Gündem İstanbul sözleşmesi benimsenemiyor...

İstanbul sözleşmesi benimsenemiyor...

08.12.2019 - 07:50 | Son Güncellenme:

İstanbul Bilgi Üniversitesi Hukuk Fakültesi tarafından düzenlenen “Kadına Yönelik Erkek Şiddetiyle Mücadele” sempozyumu dün başladı.

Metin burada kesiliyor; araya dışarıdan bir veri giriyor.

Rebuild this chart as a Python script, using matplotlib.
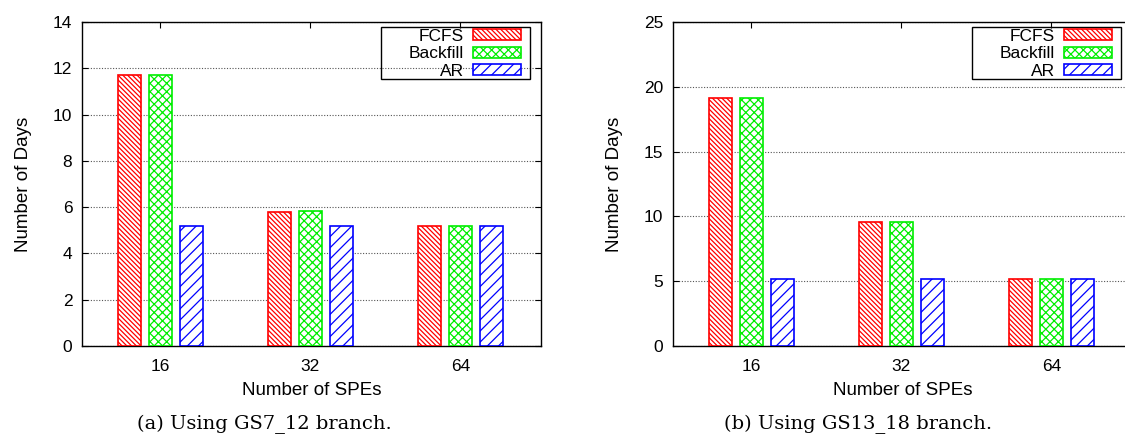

İstanbul sözleşmesi benimsenemiyor...

İstanbul Sözleşmesi’ni Türkiye adına 2,5 yıl müzakere eden Prof. Dr. Feride Acar, “Sözleşme, ‘Şiddet varsa zorunlu arabuluculuk ve uzlaştırma olamaz’ diyor” diye konuştu. Avrupa Konseyi’nin Kadınlara Karşı Şiddet ve Ev İçi Şiddete Karşı Uzman Eylem Grubu GREVIO’nun üç dönem başkanlığını yürüten, Ortadoğu Teknik Üniversitesi siyaset sosyolojisi öğretim üyesi Prof. Dr. Feride Acar, İstanbul Sözleşmesi’ne ilişkin şunları söyledi:

“İstanbul Sözleşmesi’nin dışında şimdiye kadar hiçbir hukuki bağlayıcılığı olan dokümanda toplumsal cinsiyet kavramının tanımı yok. Zaten itirazlar da buradan geliyor. Diyorlar ki ‘Efendim herkes şiddete uğruyor. Ev içerisinde erkekler de şiddete uğruyor. Bunu niye böyle sadece bir cinse yönelik yapalım’ diyenler var ve burası Avrupa Konseyi. Dolayısıyla bu önemli bir adımdı. Mağdur odaklı davranma zorunluluğu getiriyor ve kültür, adet, din gelenek veya sözde namusun haklı gerekçe kabul edilemediği, bunlar nedeniyle kimsenin bir kadının şiddete uğramasının mazur gösterilemeyeceğini söylüyor. İstanbul Sözleşmesi tek yönlü bir mücadele değil önleme, koruma, soruşturma bir bütüncül politikalarla hareket etme sorumluluğu getiriyor. Türkiye’de çok tartışılan kadına yönelik şiddet vakalarında arabuluculuk ve uzlaştırma da dahil zorunlu alternatif çatışma yollarının yasaklanmasını istiyor sözleşme. ‘Şiddet varsa zorunlu arabuluculuk ve uzlaştırma olamaz’ diyor. Raporlar, ‘İstanbul Sözleşmesi’nin ana yaklaşımının temel bakış açısının benimsenmesinde Türkiye’de ciddi bir sorun var’ diyor, ‘Devlet de bu konuda yeterince etkin değil’ diyor.”

Erkek egemen yargı

Koç Üniversitesi Hukuk Fakültesi Dekanı Prof. Dr. Bertil Emrah Oder ise, “Dünyanın her yerinde hiç kimse ‘Şiddet iyidir, kabul edilebilir’ dememekle birlikte şiddeti haklılaştırma eğiliminde. Ve kadınlar provokatif olduğu zaman şiddetin haklılaştırma eğiliminin arttığını, gözlemleyebiliyoruz. Dolayısıyla yargıdaki bu cinsiyetçi tutumun şiddetin aslında mağduru haklılaştırma boyutuyla ilişkili olduğunun da ayırdında olmamız ve dolayısıyla erkek egemenliğinin ceza yargılamasında ve özellikle Yargıtay’da varlığı çok fazla. Bunu özellikle eğilmek anlamlı olabilir.”